Recent Share Price Move
Entain (LSE:ENT) closed at 550.00p on Tuesday, 5 May 2026, down 17.80p or 3.14%, making it one of the weaker performers in the FTSE 100 during the session.
The decline came in a risk-off market environment following geopolitical tensions, with higher-beta consumer and leisure stocks underperforming. LSE:ENT’s move was amplified by already fragile sentiment linked to recent developments in its US joint venture.
Company-Specific Developments
Entain’s Q1 2026 update showed mixed performance. Group Net Gaming Revenue increased modestly, supported by strong online growth in key markets such as the UK, Ireland and Australia. Management maintained its full-year outlook, signalling confidence in continued growth.
However, sentiment has been weighed down by the performance of BetMGM, its joint venture with MGM Resorts. While BetMGM reported revenue growth and improved profitability, it lowered its full-year revenue expectations due to higher marketing costs and competitive pressures.
This revision has become a key concern for investors, as BetMGM represents a major growth driver for LSE:ENT’s long-term strategy.
Sector and Peer Comparison
Within the global gaming sector, Entain competes with companies such as Flutter Entertainment, DraftKings and Evolution AB.
Flutter continues to command a premium valuation due to its strong US presence and consistent growth, while Entain is viewed more as a recovery story. The relative underperformance of LSE:ENT reflects investor caution around its execution and exposure to regulatory and competitive risks.
Macro and Market Factors
Macro conditions play a significant role in Entain’s performance. Gambling is a discretionary activity, meaning consumer spending can decline during periods of economic pressure. Rising energy costs and inflation may reduce disposable income, impacting betting activity.
Market sentiment toward leisure stocks also tends to weaken during geopolitical uncertainty. Additionally, currency movements influence reported earnings, with a stronger US dollar providing some offset due to Entain’s international exposure.
Valuation and Investor Sentiment
At current levels, LSE:ENT trades at a discount to its historical valuation and below some key peers. This reflects a combination of uncertainty around BetMGM, regulatory pressures and execution risks.
Investor sentiment is divided.
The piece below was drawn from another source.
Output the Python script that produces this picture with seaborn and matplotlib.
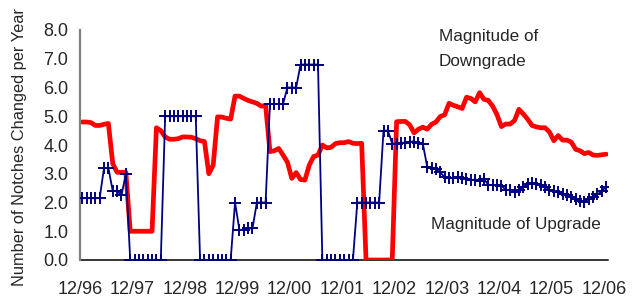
import numpy as np
import pandas as pd
import matplotlib
matplotlib.use("Agg")
import matplotlib.pyplot as plt
from matplotlib import font_manager
import seaborn as sns

# ---------------- data (monthly, 12/96 .. 12/06) ----------------
tick_labels = ["12/96", "12/97", "12/98", "12/99", "12/00", "12/01",
               "12/02", "12/03", "12/04", "12/05", "12/06"]

downgrade = [
    4.80, 4.80, 4.78, 4.68, 4.68, 4.72, 4.75, 3.35, 3.05, 3.05,   # m0-9
    3.05, 1.00, 1.00, 1.00, 1.00, 1.00, 1.00, 4.60, 4.50, 4.28,   # m10-19
    4.20, 4.20, 4.22, 4.28, 4.28, 4.27, 4.22, 4.15, 4.12, 3.00,   # m20-29
    3.30, 4.98, 4.97, 4.93, 4.90, 5.70, 5.70, 5.62, 5.55, 5.50,   # m30-39
    5.45, 5.35, 5.38, 3.77, 3.80, 3.88, 3.65, 3.40, 2.84, 3.04,   # m40-49
    2.80, 2.78, 3.30, 3.60, 3.65, 4.00, 3.90, 3.92, 4.05, 4.08,   # m50-59
    4.08, 4.12, 4.06, 4.05, 4.06, 0.00, 0.00, 0.00, 0.00, 0.00,   # m60-69
    0.00, 0.00, 4.81, 4.82, 4.82, 4.70, 4.42, 4.55, 4.62, 4.55,   # m70-79
    4.72, 4.80, 4.99, 5.05, 5.45, 5.38, 5.33, 5.27, 5.66, 5.62,   # m80-89
    5.50, 5.82, 5.59, 5.55, 5.35, 5.05, 4.64, 4.73, 4.73, 4.85,   # m90-99
    5.24, 5.08, 4.90, 4.68, 4.63, 4.60, 4.60, 4.45, 4.15, 4.33,   # m100-109
    4.17, 4.17, 4.10, 3.85, 3.80, 3.70, 3.74, 3.65, 3.64, 3.66,   # m110-119
    3.68,                                                         # m120
]

upgrade = [
    2.15, 2.15, 2.15, 2.15, 2.15, 3.20, 3.20, 2.40, 2.40, 2.25,   # m0-9
    3.00, 0.00, 0.00, 0.00, 0.00, 0.00, 0.00, 0.00, 0.00, 5.00,   # m10-19
    5.00, 5.00, 5.00, 5.00, 5.00, 5.00, 5.00, 0.00, 0.00, 0.00,   # m20-29
    0.00, 0.00, 0.00, 0.00, 0.00, 2.00, 1.05, 1.05, 1.10, 1.10,   # m30-39
    2.00, 2.00, 2.00, 5.43, 5.43, 5.43, 5.43, 6.00, 6.00, 6.00,   # m40-49
    6.80, 6.80, 6.80, 6.80, 6.80, 0.00, 0.00, 0.00, 0.00, 0.00,   # m50-59
    0.00, 0.00, 0.00, 2.00, 2.00, 2.00, 2.00, 2.00, 2.00, 4.50,   # m60-69
    4.50, 4.05, 4.05, 4.08, 4.08, 4.12, 4.12, 4.08, 4.05, 3.25,   # m70-79
    3.20, 3.15, 3.05, 2.88, 2.85, 2.85, 2.88, 2.85, 2.82, 2.78,   # m80-89
    2.80, 2.75, 2.82, 2.62, 2.60, 2.60, 2.58, 2.45, 2.42, 2.38,   # m90-99
    2.45, 2.55, 2.63, 2.68, 2.66, 2.60, 2.55, 2.45, 2.40, 2.35,   # m100-109
    2.30, 2.25, 2.18, 2.12, 2.05, 2.02, 2.12, 2.20, 2.28, 2.40,   # m110-119
    2.55,                                                         # m120
]

y_ticks = [0, 1, 2, 3, 4, 5, 6, 7, 8]

# ---------------- fonts ----------------
sns.set_style("white")
plt.rcParams["font.family"] = ["Liberation Sans", "DejaVu Sans"]

# ---------------- figure ----------------
W, H = 639, 303
fig = plt.figure(figsize=(W / 100, H / 100), dpi=100)
fig.patch.set_facecolor("white")
ax = fig.add_axes([80 / W, 43 / H, 528.4 / W, 230 / H])
ax.set_facecolor("white")

n = len(downgrade)
month_pos = np.arange(n) + 0.5  # category centres
df = pd.DataFrame({"pos": month_pos, "down": downgrade, "up": upgrade})

sns.lineplot(data=df, x="pos", y="down", ax=ax, color="#ff0000",
             linewidth=3.4, solid_capstyle="round", solid_joinstyle="round", zorder=2)
sns.lineplot(data=df, x="pos", y="up", ax=ax, color="#000080",
             linewidth=1.3, marker="+", markersize=8, markeredgewidth=1.4,
             markeredgecolor="#000080", zorder=3)

ax.set_xlim(0, 121)
ax.set_ylim(0, 8)
ax.set_xlabel("")
ax.set_ylabel("")

ax.set_xticks(np.arange(0, 121, 12))
ax.set_xticklabels(tick_labels, fontsize=13)
ax.set_yticks(y_ticks)
ax.set_yticklabels([f"{v:.1f}" for v in y_ticks], fontsize=13)

for s in ["top", "right"]:
    ax.spines[s].set_visible(False)
ax.spines["left"].set_color("#808080")
ax.spines["left"].set_linewidth(1.6)
ax.spines["bottom"].set_color("black")
ax.spines["bottom"].set_linewidth(1.1)
ax.spines["bottom"].set_zorder(1)

ax.tick_params(axis="y", direction="out", length=6, width=1.2, color="#808080", pad=2.5)
ax.tick_params(axis="x", direction="out", length=4, width=1.0, color="#808080", pad=11)

fig.text(20 / W, 1 - 147 / H, "Number of Notches Changed per Year",
         rotation=90, ha="center", va="center", fontsize=11.8)

ax.text(82.2, 7.77, "Magnitude of", ha="left", va="center", fontsize=12.3)
ax.text(82.2, 6.90, "Downgrade", ha="left", va="center", fontsize=12.3)
ax.text(80.3, 1.22, "Magnitude of Upgrade", ha="left", va="center", fontsize=12.3)

fig.savefig("out.png", dpi=100, facecolor="white")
Optimistic investors highlight strong online growth and potential for margin improvement, while cautious investors focus on ongoing challenges in key markets and uncertainty around future profitability.
Outlook
Key catalysts for Entain include future updates from BetMGM, developments in regulatory frameworks and upcoming trading updates. Investors will also monitor consumer spending trends and macroeconomic conditions.
The share price is likely to remain volatile in the near term, with performance dependent on both company-specific execution and broader market dynamics.
Bottom Line
Entain remains a complex investment case within the FTSE 100, balancing growth opportunities in online betting with regulatory and competitive challenges. The recent share-price decline reflects a combination of macro pressures and concerns around its US joint venture. For investors tracking LSE:ENT, the focus remains on execution, regulatory developments and the performance of BetMGM.